***** RECORDED DATA
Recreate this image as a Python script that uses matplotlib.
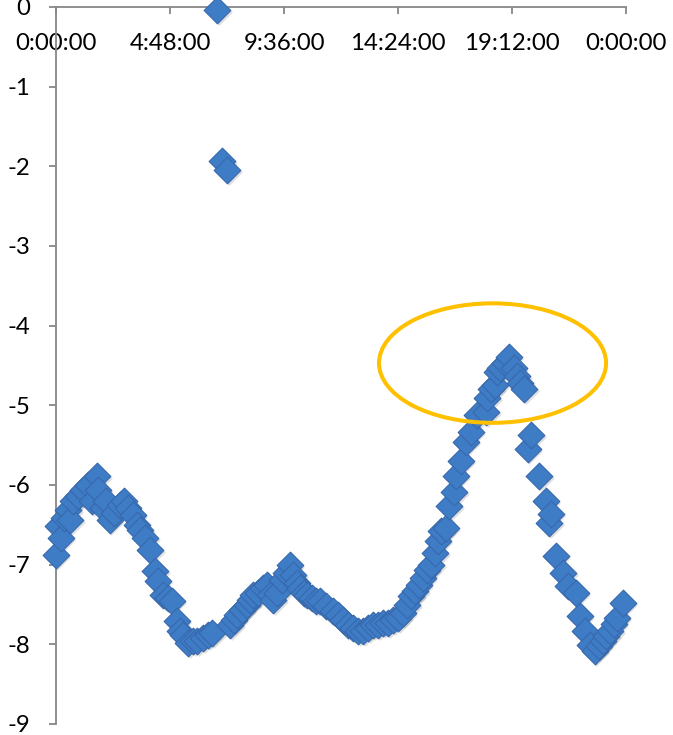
import matplotlib
matplotlib.use('Agg')
import matplotlib.pyplot as plt
from matplotlib.patches import Ellipse
from matplotlib.transforms import offset_copy

plt.rcParams['font.family'] = ['Lato', 'DejaVu Sans']

# time of day in hours, measured level
hours = [0.00, 0.08, 0.21, 0.34, 0.51, 0.59, 0.72, 0.93, 1.14, 1.35,
         1.52, 1.73, 1.77, 1.98, 2.11, 2.27, 2.44, 2.69, 2.86, 3.03,
         3.24, 3.41, 3.54, 3.75, 3.96, 4.17, 4.29, 4.51, 4.72, 4.88,
         5.09, 5.22, 5.35, 5.56, 5.77, 5.94, 6.19, 6.40, 6.57,
         6.78, 6.99, 7.20,
         7.33, 7.49, 7.62, 7.83, 8.04, 8.17, 8.29, 8.51, 8.72, 8.88,
         9.01, 9.14, 9.31, 9.52, 9.68, 9.85, 9.98, 10.15, 10.27, 10.44,
         10.57, 10.78, 10.95, 11.12, 11.37, 11.66, 11.87, 12.08, 12.29, 12.51,
         12.72, 12.93, 13.14, 13.35, 13.56, 13.77, 13.98, 14.19, 14.40, 14.61,
         14.78, 14.95, 15.12, 15.28, 15.45, 15.62, 15.79, 15.96, 16.08, 16.21,
         16.42, 16.55, 16.76, 16.84, 17.05, 17.26, 17.47, 17.73, 18.11, 18.15,
         18.32, 18.48, 18.57, 18.69, 18.91, 19.07, 19.28, 19.41, 19.54, 19.71,
         19.87, 20.00, 20.34, 20.63, 20.76, 20.84, 21.05, 21.35, 21.56, 21.89,
         22.06, 22.27, 22.48, 22.69, 22.86, 23.03, 23.16, 23.33, 23.49, 23.62,
         23.87]
level = [-6.88, -6.51, -6.66, -6.41, -6.31, -6.44, -6.20, -6.14, -6.06, -6.00,
         -6.20, -5.89, -6.06, -6.29, -6.20, -6.44, -6.35, -6.25, -6.20, -6.29,
         -6.38, -6.50, -6.56, -6.66, -6.82, -7.08, -7.20, -7.38, -7.42, -7.46,
         -7.71, -7.83, -7.88, -7.98, -7.96, -7.96, -7.92, -7.88, -7.86,
         -0.04, -1.93, -2.05,
         -7.76, -7.69, -7.63, -7.57, -7.51, -7.44, -7.38, -7.36, -7.29, -7.25,
         -7.38, -7.44, -7.36, -7.19, -7.10, -7.00, -7.13, -7.23, -7.29, -7.36,
         -7.38, -7.42, -7.46, -7.46, -7.52, -7.58, -7.63, -7.69, -7.76, -7.79,
         -7.83, -7.83, -7.79, -7.76, -7.76, -7.73, -7.73, -7.69, -7.67, -7.61,
         -7.51, -7.39, -7.33, -7.25, -7.17, -7.07, -7.00, -6.85, -6.70, -6.58,
         -6.54, -6.26, -6.09, -5.89, -5.70, -5.46, -5.33, -5.12, -5.08, -4.91,
         -4.79, -4.74, -4.58, -4.53, -4.47, -4.39, -4.53, -4.63, -4.72, -4.79,
         -5.55, -5.37, -5.89, -6.20, -6.48, -6.36, -6.89, -7.10, -7.27, -7.36,
         -7.64, -7.83, -8.01, -8.08, -8.02, -7.96, -7.90, -7.83, -7.74, -7.67,
         -7.48]

xticks = [0, 4.8, 9.6, 14.4, 19.2, 24]
xlabels = ['0:00:00', '4:48:00', '9:36:00', '14:24:00', '19:12:00', '0:00:00']
yticks = list(range(-9, 1))
ylabels = [str(v) for v in yticks]

# highlighted region around the evening peak
ring_center = (18.38, -4.47)
ring_w, ring_h = 9.56, 1.50

axis_grey = '#878787'

fig = plt.figure(figsize=(6.73, 7.35), dpi=100)
ax = fig.add_axes([0.0832, 0.0150, 0.847, 0.9755])

# soft drop shadow, then the markers
shadow = offset_copy(ax.transData, fig=fig, x=1.5, y=-2.0, units='dots')
ax.scatter(hours, level, marker='D', s=185, color='#808080', alpha=0.25,
           linewidths=0, transform=shadow, zorder=2.9, clip_on=False)
ax.scatter(hours, level, marker='D', s=185, color='#3F7CC6',
           edgecolors='#3768AB', linewidths=0.8, zorder=3, clip_on=False)

ax.add_patch(Ellipse(ring_center, ring_w, ring_h, fill=False,
                     edgecolor='#FFC000', linewidth=2.9, zorder=4))

ax.set_xlim(0, 24)
ax.set_ylim(-9, 0)

for side in ['right', 'bottom']:
    ax.spines[side].set_visible(False)
for side in ['left', 'top']:
    ax.spines[side].set_color(axis_grey)
    ax.spines[side].set_linewidth(1.3)

ax.xaxis.tick_top()
ax.set_xticks(xticks)
ax.set_xticklabels(xlabels)
ax.tick_params(axis='x', direction='in', length=5, width=1.3, color=axis_grey,
               pad=-34, labelsize=17.3, labelcolor='black')
ax.set_yticks(yticks)
ax.set_yticklabels(ylabels)
ax.tick_params(axis='y', direction='out', length=5, width=1.3, color=axis_grey,
               pad=13.5, labelsize=17.3, labelcolor='black')

fig.savefig('out.png', dpi=100)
**********
### GIVEN INSTRUCTION:
In the lines above, locate the string "matplotlib". Copy every line where it occurs.

### SOLUTION:
Recreate this image as a Python script that uses matplotlib.
import matplotlib
matplotlib.use('Agg')
import matplotlib.pyplot as plt
from matplotlib.patches import Ellipse
from matplotlib.transforms import offset_copy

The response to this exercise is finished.